A simple quote from “The Practice of the Presence of God” by Brother Lawrence (a 17th century lay monk) has stuck in my brain since first I read it.
“I turn the little omelet in my pan for the love of God.”
This was the continual attitude of Brother Lawrence, that everything he did 24/7 was done for the glory of God. In his writings he frequently refers to things like continuous communication with the Lord, and being in His presence at all times – whether at work, play or worship. Brother Lawrence considered the most holy and necessary element of a truly spiritual life to be our living in the presence of God.
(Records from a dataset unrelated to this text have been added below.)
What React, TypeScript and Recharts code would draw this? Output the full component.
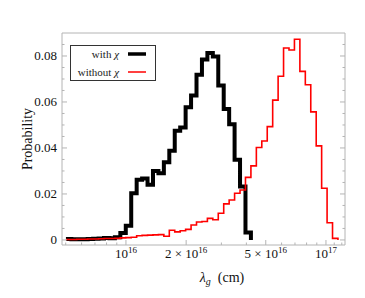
import { LineChart, Line, XAxis, YAxis, Legend } from 'recharts'

// log-spaced histogram bins, lambda_g in cm
const BIN_START = 15.7
const BIN_WIDTH = 0.0272

const withChi = [
  0.0004, 0.0003, 0.0003, 0.0003, 0.0004, 0.0005, 0.0006, 0.0008, 0.0007, 0.0012,
  0.003, 0.0062, 0.0203, 0.0262, 0.0267, 0.024, 0.03, 0.029, 0.0338, 0.0388,
  0.0475, 0.0489, 0.0577, 0.0628, 0.0718, 0.0785, 0.0813, 0.0798, 0.0672, 0.057,
  0.0503, 0.0349, 0.0232, 0.0032,
]

const withoutChi = [
  0.0002, 0.0002, 0.0003, 0.0003, 0.0004, 0.0004, 0.0005, 0.0006, 0.0006, 0.0007,
  0.0009, 0.001, 0.0012, 0.0018, 0.002, 0.0021, 0.0022, 0.0023, 0.0016, 0.0042,
  0.0035, 0.004, 0.0046, 0.0065, 0.0078, 0.008, 0.0094, 0.0088, 0.0116, 0.0157,
  0.0174, 0.0203, 0.0217, 0.0272, 0.0322, 0.0402, 0.043, 0.0493, 0.0608, 0.0712,
  0.0835, 0.0826, 0.0873, 0.0733, 0.0675, 0.0557, 0.0409, 0.0225, 0.0075, 0.0007,
]

const X_MAJOR = [1e16, 2e16, 5e16, 1e17]
const X_LABELS = [
  { base: '10', exp: '16' },
  { base: '2 × 10', exp: '16' },
  { base: '5 × 10', exp: '16' },
  { base: '10', exp: '17' },
]
const X_MINOR = [5e15, 6e15, 7e15, 8e15, 9e15, 3e16, 4e16, 6e16, 7e16, 8e16, 9e16, 1.1e17, 1.2e17]

const Y_MAJOR = [0, 0.02, 0.04, 0.06, 0.08]
const Y_LABELS = ['0', '0.02', '0.04', '0.06', '0.08']
const Y_MINOR = [0.005, 0.01, 0.015, 0.025, 0.03, 0.035, 0.045, 0.05, 0.055, 0.065, 0.07, 0.075, 0.085]

const X_DOMAIN = [4.79e15, 1.245e17]
const Y_DOMAIN = [-0.0022, 0.09]

const W = 365
const H = 298
const LEFT = 62
const RIGHT = 345
const TOP = 33
const BOTTOM = 245
const FRAME = '#b4b4b4'
const SERIF = '"Liberation Serif", "Times New Roman", serif'

function toSteps(values: number[]) {
  const pts = values.map((v, i) => ({ x: Math.pow(10, BIN_START + i * BIN_WIDTH), y: v }))
  pts.push({ x: Math.pow(10, BIN_START + values.length * BIN_WIDTH), y: 0 })
  return pts
}

const xTicks = [...X_MAJOR, ...X_MINOR].sort((a, b) => a - b)
const yTicks = [...Y_MAJOR, ...Y_MINOR].sort((a, b) => a - b)

function BottomTick(props: any) {
  const { x, payload } = props
  const i = X_MAJOR.indexOf(payload.value)
  const len = i >= 0 ? 5 : 2.5
  return (
    <g>
      <line x1={x} x2={x} y1={BOTTOM} y2={BOTTOM - len} stroke={FRAME} />
      {i >= 0 && (
        <text x={x} y={258} textAnchor="middle" fontFamily={SERIF} fontSize={13} fill="#111">
          <tspan>{X_LABELS[i].base}</tspan>
          <tspan dy={-5} fontSize={9}>{X_LABELS[i].exp}</tspan>
        </text>
      )}
    </g>
  )
}

function TopTick(props: any) {
  const { x, payload } = props
  const len = X_MAJOR.includes(payload.value) ? 5 : 2.5
  return <line x1={x} x2={x} y1={TOP} y2={TOP + len} stroke={FRAME} />
}

function LeftTick(props: any) {
  const { y, payload } = props
  const i = Y_MAJOR.indexOf(payload.value)
  const len = i >= 0 ? 5 : 2.5
  return (
    <g>
      <line x1={LEFT} x2={LEFT + len} y1={y} y2={y} stroke={FRAME} />
      {i >= 0 && (
        <text x={57} y={y + 4.5} textAnchor="end" fontFamily={SERIF} fontSize={13} fill="#111">
          {Y_LABELS[i]}
        </text>
      )}
    </g>
  )
}

function RightTick(props: any) {
  const { y, payload } = props
  const len = Y_MAJOR.includes(payload.value) ? 5 : 2.5
  return <line x1={RIGHT} x2={RIGHT - len} y1={y} y2={y} stroke={FRAME} />
}

function LegendBox() {
  return (
    <svg width={86} height={36} style={{ display: 'block' }}>
      <rect x={0.5} y={0.5} width={85} height={35} fill="#fff" stroke="#333" />
      <text x={49} y={12.5} textAnchor="end" fontFamily={SERIF} fontSize={11} fill="#222">
        with <tspan fontStyle="italic">χ</tspan>
      </text>
      <line x1={58} x2={76} y1={9} y2={9} stroke="#000" strokeWidth={3.5} />
      <text x={49} y={30.5} textAnchor="end" fontFamily={SERIF} fontSize={11} fill="#222">
        without <tspan fontStyle="italic">χ</tspan>
      </text>
      <line x1={58} x2={76} y1={27} y2={27} stroke="#f00" strokeWidth={1.5} />
    </svg>
  )
}

export default function App() {
  return (
    <div style={{ position: 'absolute', left: 0, top: 0, background: '#fff' }}>
      <LineChart width={W} height={H} margin={{ top: 0, right: 0, bottom: 0, left: 0 }}>
        <XAxis
          xAxisId="bottom"
          type="number"
          dataKey="x"
          scale="log"
          domain={X_DOMAIN}
          allowDataOverflow
          ticks={xTicks}
          interval={0}
          height={H - BOTTOM}
          stroke={FRAME}
          tickLine={false}
          tick={BottomTick}
          label={{
            content: () => (
              <text x={222} y={282} textAnchor="middle" fontFamily={SERIF} fontSize={14} fill="#111">
                <tspan fontStyle="italic">λ</tspan>
                <tspan fontStyle="italic" fontSize={10} dy={3}>g</tspan>
                <tspan dy={-3}>{'\u00a0\u00a0(cm)'}</tspan>
              </text>
            ),
          }}
        />
        <XAxis
          xAxisId="top"
          orientation="top"
          type="number"
          scale="log"
          domain={X_DOMAIN}
          allowDataOverflow
          ticks={xTicks}
          interval={0}
          height={TOP}
          stroke={FRAME}
          tickLine={false}
          tick={TopTick}
        />
        <YAxis
          yAxisId="left"
          type="number"
          domain={Y_DOMAIN}
          allowDataOverflow
          ticks={yTicks}
          interval={0}
          width={LEFT}
          stroke={FRAME}
          tickLine={false}
          tick={LeftTick}
          label={{
            content: () => (
              <text
                x={27.5}
                y={139}
                transform="rotate(-90 27.5 139)"
                textAnchor="middle"
                dominantBaseline="central"
                fontFamily={SERIF}
                fontSize={14}
                fill="#111"
              >
                Probability
              </text>
            ),
          }}
        />
        <YAxis
          yAxisId="right"
          orientation="right"
          type="number"
          domain={Y_DOMAIN}
          allowDataOverflow
          ticks={yTicks}
          interval={0}
          width={W - RIGHT}
          stroke={FRAME}
          tickLine={false}
          tick={RightTick}
        />
        <Legend
          layout="vertical"
          verticalAlign="middle"
          align="center"
          content={() => <LegendBox />}
          wrapperStyle={{ position: 'absolute', left: 70, top: 45, width: 86, height: 36 }}
        />
        <Line
          xAxisId="bottom"
          yAxisId="left"
          data={toSteps(withChi)}
          dataKey="y"
          type="stepAfter"
          stroke="#000"
          strokeWidth={4}
          strokeLinejoin="miter"
          dot={false}
          isAnimationActive={false}
        />
        <Line
          xAxisId="bottom"
          yAxisId="left"
          data={toSteps(withoutChi)}
          dataKey="y"
          type="stepAfter"
          stroke="#f00"
          strokeWidth={1.6}
          strokeLinejoin="miter"
          dot={false}
          isAnimationActive={false}
        />
      </LineChart>
    </div>
  )
}
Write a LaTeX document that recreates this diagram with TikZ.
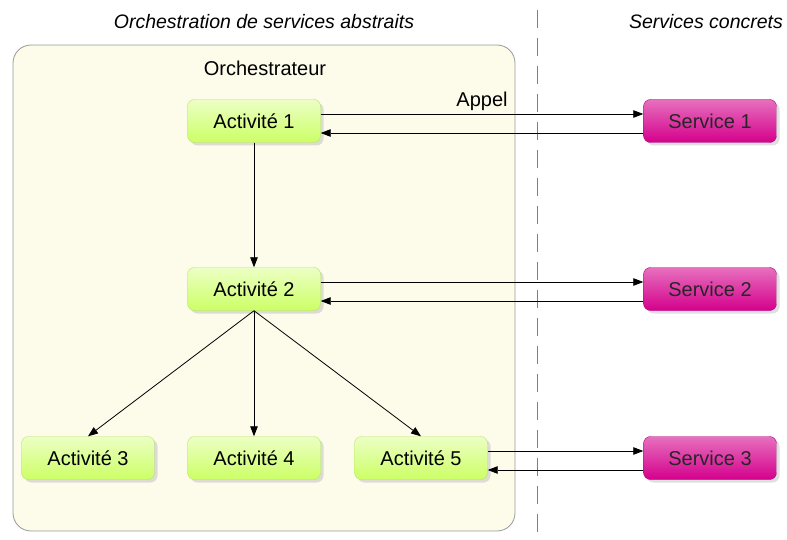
\documentclass[tikz,border=0pt]{standalone}
\usepackage{fontspec}
\setmainfont{Liberation Sans}
\usetikzlibrary{arrows.meta,shadows}
\definecolor{creme}{HTML}{FDFBEA}
\definecolor{vertact}{HTML}{CCFF66}
\definecolor{vertclair}{HTML}{ECFFC4}
\definecolor{vertbord}{HTML}{B8E468}
\definecolor{magserv}{HTML}{D4008C}
\definecolor{magclair}{HTML}{E770BE}
\definecolor{magbord}{HTML}{B0007A}
\begin{document}
\begin{tikzpicture}[x=1pt,y=-1pt,line join=round,>={Triangle[length=10pt,width=7.5pt]},
    font=\fontsize{20}{22}\selectfont,
    boite/.style={rounded corners=7pt,minimum width=133pt,minimum height=43pt,
        drop shadow={shadow xshift=3pt,shadow yshift=-3pt,fill=black!25}},
    activite/.style={boite,draw=vertbord,top color=vertclair,middle color=vertact,bottom color=vertact},
    service/.style={boite,draw=magbord,top color=magclair,middle color=magserv,bottom color=magserv,text=black!85},
    fleche/.style={->,line width=0.8pt}]
    \useasboundingbox (0,0) rectangle (787,540);
    % separation
    \draw[black!50,line width=0.8pt,dash pattern=on 18pt off 10pt] (537,10) -- (537,540);
    \draw[black!40,line width=0.8pt,fill=creme,rounded corners=18pt] (13,45) rectangle (515,531);
    \node[font=\fontsize{19.5}{22}\selectfont\itshape] (titreorch) at (264,22) {Orchestration de services abstraits};
    \node[font=\fontsize{19.5}{22}\selectfont\itshape] (titreserv) at (706,22) {Services concrets};
    \node (orch) at (265,68) {Orchestrateur};
    % activites
    \node[activite] (a1) at (254,121) {Activité 1};
    \node[activite] (a2) at (254,289) {Activité 2};
    \node[activite] (a3) at (88,458) {Activité 3};
    \node[activite] (a4) at (254,458) {Activité 4};
    \node[activite] (a5) at (421,458) {Activité 5};
    % services
    \node[service] (s1) at (710,121) {Service 1};
    \node[service] (s2) at (710,289) {Service 2};
    \node[service] (s3) at (710,458) {Service 3};
    \draw[fleche] (a1) -- (a2);
    \draw[fleche] (a2.south) -- (a3.north);
    \draw[fleche] (a2.south) -- (a4.north);
    \draw[fleche] (a2.south) -- (a5.north);
    \draw[fleche] ([yshift=7pt]a1.east) -- node[above]{Appel} ([yshift=7pt]s1.west);
    \draw[fleche] ([yshift=-12pt]s1.west) -- ([yshift=-12pt]a1.east);
    \draw[fleche] ([yshift=7pt]a2.east) -- ([yshift=7pt]s2.west);
    \draw[fleche] ([yshift=-12pt]s2.west) -- ([yshift=-12pt]a2.east);
    \draw[fleche] ([yshift=7pt]a5.east) -- ([yshift=7pt]s3.west);
    \draw[fleche] ([yshift=-12pt]s3.west) -- ([yshift=-12pt]a5.east);
\end{tikzpicture}
\end{document}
In his words,
“That means finding constant pleasure in His divine company, speaking humbly and lovingly with him in all sea-sons, at every moment, without limiting the conversation in any way.”
You may be asking by now, “How can any person accomplish such a relationship with the Lord? I live in this world and must take care of necessary matters in order to continue to do so.”
First of all, we must recognize that Brother Lawrence, too, had day-to-day responsibilities. The mundane tasks of daily living were assigned to individual monks; his was in the kitchen where he labored with others to provide sustenance for the entire monastery.
The point Brother Lawrence makes is that it was through these mundane tasks that he communicated with the Lord. “I turn the little omelet in my pan for the love of God.” It’s a matter of the heart.
During my initial short-term mission trip to a foreign land, my team members and I talked continuously about the Lord as we stuck cement block and tamped dirt floors in a new community for victims of a major hurricane. By the end of the day, my heart was so filled with who He is and what He has done that sleep escaped me.
Throughout the night, my brain continued the worship that had occupied my daytime hours. I “awoke” early the next morning with a newfound zeal. The daytime hours that followed continued to be filled with praise and worship—day after day through the entirety of our mission. As a result, so much more was accomplished than merely building a few new houses.
According to Brother Lawrence, “[God] does not ask much of us, merely a thought of Him from time to time, a little act of adoration, sometimes to ask for His grace, sometimes to offer Him your sufferings, at other times to thank Him for the graces, past and present, He has be-stowed on you, in the midst of your troubles to take solace in Him as often as you can. Lift up your heart to Him during your meals and in company; the least little remembrance will always be the most pleasing to Him.”